An answer to the age-old question of whether or not we are alone in the universe may have come a step closer with the announcement that philanthropist Yuri Milner was pumping $100 million into SETI—the search for extraterrestrial intelligence. For 55 years astronomers have been sweeping the skies with radio telescopes in the hope of stumbling across a message from an alien civilization. So far, they have encountered only an eerie silence. But SETI has been hampered by an exceedingly tight budget. Now the program can be enormously ramped up.

How likely is it that other civilizations exist? Observations by the NASA satellite Kepler and other instruments have led to the discovery of hundreds of planets around nearby stars. A fraction of them will certainly resemble Earth. Some estimates suggest that the Milky Way alone may harbor billions of earth-like planets. Clearly there is no lack of real estate on which extraterrestrial life might flourish.

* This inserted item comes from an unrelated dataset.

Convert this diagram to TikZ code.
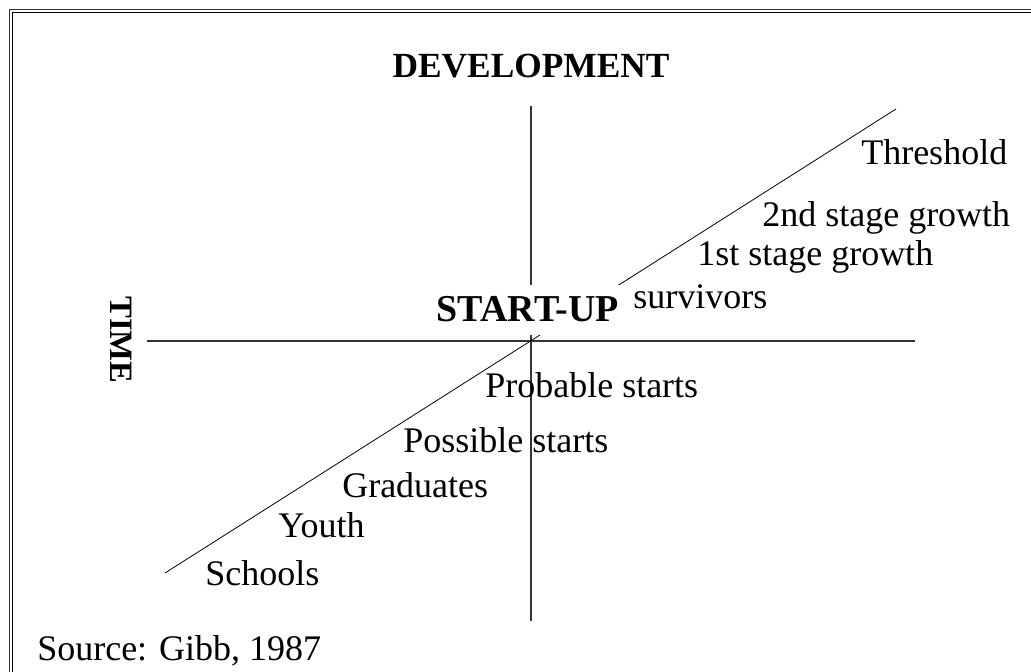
\documentclass[tikz,border=0pt]{standalone}
\usepackage{fontspec}
\setmainfont{Liberation Serif}
\begin{document}
\begin{tikzpicture}[x=0.75pt,y=-0.75pt,
  lbl/.style={anchor=base west,inner sep=0pt,font=\fontsize{27}{30}\selectfont},
  hdr/.style={inner sep=0pt,font=\fontsize{26.5}{30}\selectfont\bfseries},
  axis/.style={line width=0.9pt,draw=black!80},
  diag/.style={line width=0.6pt}]
\useasboundingbox (0,0) rectangle (1031,671);
% frame
\draw[line width=1.1pt,draw=black!80] (9.5,9.5) rectangle (1045,685);
\draw[line width=0.6pt] (12.5,12.5) rectangle (1042,682);
% axes
\coordinate (vt) at (531,106);
\coordinate (vb) at (531,621);
\coordinate (hl) at (147,341);
\coordinate (hr) at (915,341);
\draw[axis] (vt) -- (vb);
\draw[axis] (hl) -- (hr);
% diagonal
\coordinate (d1) at (165,573);
\coordinate (d4) at (896,109);
\draw[diag] (d1) -- (d4);
% headings
\node[hdr,anchor=base] (dev) at (531,77) {DEVELOPMENT};
\node[anchor=base,fill=white,inner xsep=4pt,inner ysep=0pt,text height=27pt,text depth=10.5pt,
      font=\fontsize{28.5}{30}\selectfont\bfseries] (start) at (528,321) {START-UP};
\node[hdr,rotate=-90,font=\fontsize{24.5}{26}\selectfont\bfseries] (time) at (121,340) {TIME};
% labels
\node[lbl] (thr) at (861,164) {Threshold};
\node[lbl] (g2) at (762,226) {2nd stage growth};
\node[lbl] (g1) at (697,265) {1st stage growth};
\node[lbl] (surv) at (633,308) {survivors};
\node[lbl] (prob) at (485,397) {Probable starts};
\node[lbl] (poss) at (403,452) {Possible starts};
\node[lbl] (grad) at (342,497) {Graduates};
\node[lbl] (youth) at (278,537) {Youth};
\node[lbl] (sch) at (205,585) {Schools};
\node[lbl] (src) at (37,660) {Source: Gibb, 1987};
\end{tikzpicture}
\end{document}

But just because a planet is habitable doesn’t mean it is inhabited. For a planet to host life, then life has to arise there. How likely is that? The short answer is, nobody knows. In his celebrated treatise Origin of Species, Charles Darwin gave a convincing account of how life on Earth has evolved over billions of years from simple microbes to the richness and complexity of the biosphere we observe today. But he pointedly left out how life got started in the first place. “One might as well speculate about the origin of matter,” he once quipped.

A century and a half later scientists are still largely in the dark about how non-living matter turns into life. Somehow a complex mix of chemicals was transformed into a primitive organism. If we knew the process that did it, we could have a go at estimating the odds. But you can’t work out the probability of an unknown process. Upbeat assessments of a universe teeming with life are based on little more than wishful thinking.

There are many other unknowns, too, such as the chances that a planet with life will evolve intelligence, and if it does, whether it will create technological civilizations. But at least we know the processes involved, namely, Darwinian evolution and social evolution. The probability (or improbability) of the origin of life remains by far the biggest unknown factor in determining whether SETI will ever succeed.

Another thorny problem is whether an alien civilization would pick out Earth to beam messages at. A sufficiently advanced technology, even many light years away, could in principle have deduced that there is intelligent life on Earth, for example, by imaging the pyramids of Egypt. But aliens would not know we have radio technology unless they were located within a few dozen light years of Earth, because that’s as far as our own radio signals have traveled. It would make no sense for them to message us until they knew we were on the air. And even SETI optimists think there is scant chance of a civilization located that close.

But we don’t have to actually receive a directed message to deduce that we are not alone in the universe. Any signature of alien technology would settle that. One idea championed by Gregory Benford at UC Irvine, is to look for beacons. Just as a lighthouse sweeps the horizon for the benefit of anyone who might be out there, so a super-civilization (perhaps one that long ago vanished) may have built a radio or optical beacon to sweep the plane of the Milky Way.

Detecting such a source requires a different search strategy. Traditionally, SETI astronomers hop from star to star listening for “narrow band” signals—those transmitted continuously at a fixed frequency, like terrestrial radio and TV channels. By contrast, a beacon would be a transient event—perhaps just a brief pulse or a series of pulses—that might repeat months or years later when the beam came around again. To spot it, astronomers would need to direct their instruments on the same patch of sky for months or years, which is an expensive undertaking.

Whatever strategy is used, searching for ET is still a huge shot in the dark. There may be no intelligent life out there, or even life of any sort. But to not even try would be hugely disappointing. Part of what makes us human is our sense of curiosity and adventure, and even the act of looking is a valuable exercise. As Frank Drake, the astronomer who began SETI on a shoestring budget in 1960, expresses it, SETI is really a search for ourselves, who we are and how we fit into the great cosmic scheme of things.